The obituary which The Wire published on February 13, four days before Jha’s article, not only provided those details but devoted roughly half its length to them. The obituary story was included in Jha’s article as an ‘Also Read’ recommendation, and is appended below for quick reference.
The Wire will also be separately publishing some of the responses Jha’s piece has elicited.
Former TERI Chief R.K. Pachauri Passes Away
The winner of many awards and honours for his work in sustainable energy solutions, Pachauri had been named by at least two women for alleged sexual harassment.
New Delhi: Former TERI chief R.K. Pachauri has passed away. He was 79.
Pachauri, who had been admitted to the Escorts Heart Institute in the national capital had suffered from a prolonged cardiac ailment. He was put on life support on Tuesday and underwent an open heart surgery at the hospital, PTI quoted sources as having said.
He passed away at his residence in Delhi.
Pachauri had to step down from his position in TERI, an organisation he founded, after he was accused of sexually harassing a former woman colleague.
A district court had in October 2018 framed molestation charges against Pachauri, who had repeatedly denied the allegations levelled against him. During the court hearings, Pachauri had sought a speedy trial saying he and his family were suffering from hardship since 2015, when an FIR was lodged in the matter. A second woman had come forward with similar charges against him in the meantime.
After the FIR was registered in February 2015, Pachauri was given anticipatory bail the next month.
The Caravan had published an investigative report on allegations that Pachauri had systematically used his position to sexually harass several women employees of TERI.

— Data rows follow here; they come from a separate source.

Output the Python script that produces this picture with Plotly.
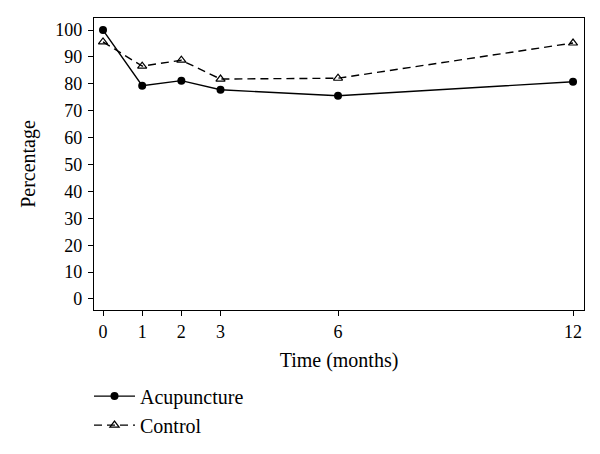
import plotly.graph_objects as go

months = [0, 1, 2, 3, 6, 12]
acupuncture = [100, 79.3, 81.2, 77.8, 75.6, 80.8]
control = [95.6, 86.6, 88.8, 81.8, 82.1, 95.2]
y_ticks = list(range(0, 101, 10))

FONT = "Liberation Serif, Times New Roman, serif"

fig = go.Figure()
fig.add_trace(go.Scatter(
    x=months, y=acupuncture, name="Acupuncture", mode="lines+markers",
    line=dict(color="black", width=1.4),
    marker=dict(symbol="circle", size=8, color="black"),
))
fig.add_trace(go.Scatter(
    x=months, y=control, name="Control", mode="lines+markers",
    line=dict(color="black", width=1.4, dash="8px,5px"),
    marker=dict(symbol="triangle-up-open", size=8, color="black", line=dict(width=1.2)),
))

# page body has an 8px margin, so margins are compensated
fig.update_layout(
    width=600, height=454,
    margin=dict(l=86, r=24, t=10, b=152, autoexpand=False),
    paper_bgcolor="white", plot_bgcolor="white",
    font=dict(family=FONT, size=18, color="black"),
    showlegend=True,
    legend=dict(x=-0.0102, y=-0.228, xanchor="left", yanchor="top",
                font=dict(family=FONT, size=20, color="black"), bgcolor="rgba(0,0,0,0)",
                tracegroupgap=0, itemwidth=41),
    xaxis=dict(
        range=[-0.23, 12.28], tickvals=months, ticktext=[str(m) for m in months],
        ticks="outside", ticklen=5, tickcolor="black", showgrid=False, zeroline=False,
        showline=True, linecolor="black", linewidth=1.2, mirror=True, automargin=False,
        title=dict(text="Time (months)", font=dict(family=FONT, size=20), standoff=12),
        tickfont=dict(family=FONT, size=18),
    ),
    yaxis=dict(
        range=[-4.1, 104.5], tickvals=y_ticks,
        ticks="outside", ticklen=5, tickcolor="black", showgrid=False, zeroline=False,
        showline=True, linecolor="black", linewidth=1.2, mirror=True, automargin=False,
        ticklabelstandoff=2,
        title=dict(text="Percentage", font=dict(family=FONT, size=20), standoff=14),
        tickfont=dict(family=FONT, size=18),
    ),
)

fig.write_html("out.html")
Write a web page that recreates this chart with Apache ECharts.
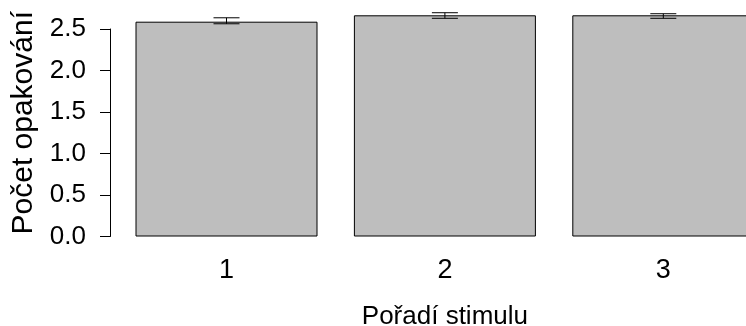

Pachauri had, in the course of the proceedings, filed a civil suit against lawyer Vrinda Grover for her efforts to get other women to come forward in the case.
Pachauri was the chairman of the Intergovernmental Panel on Climate Change (IPCC) from 2002 till February 2015. The IPCC was awarded the Nobel Peace Prize during his tenure.
“Dr Pachauri’s contribution to global sustainable development is unparalleled. His leadership of the IPCC laid the ground for climate change conversations today,” said TERI chairman Nitin Desai in a tweet.
A Padma Bhushan winner, Pachauri conceptualised and launched the ‘Lighting a Billion Lives’ initiative in 2008, to facilitate clean energy access for all.
He is survived by his wife and two children.
“His courageous leadership allowed climate change to be recognised world over as the most pressing issue confronting the world and launched a new era of international deliberations and actions,” his family told PTI.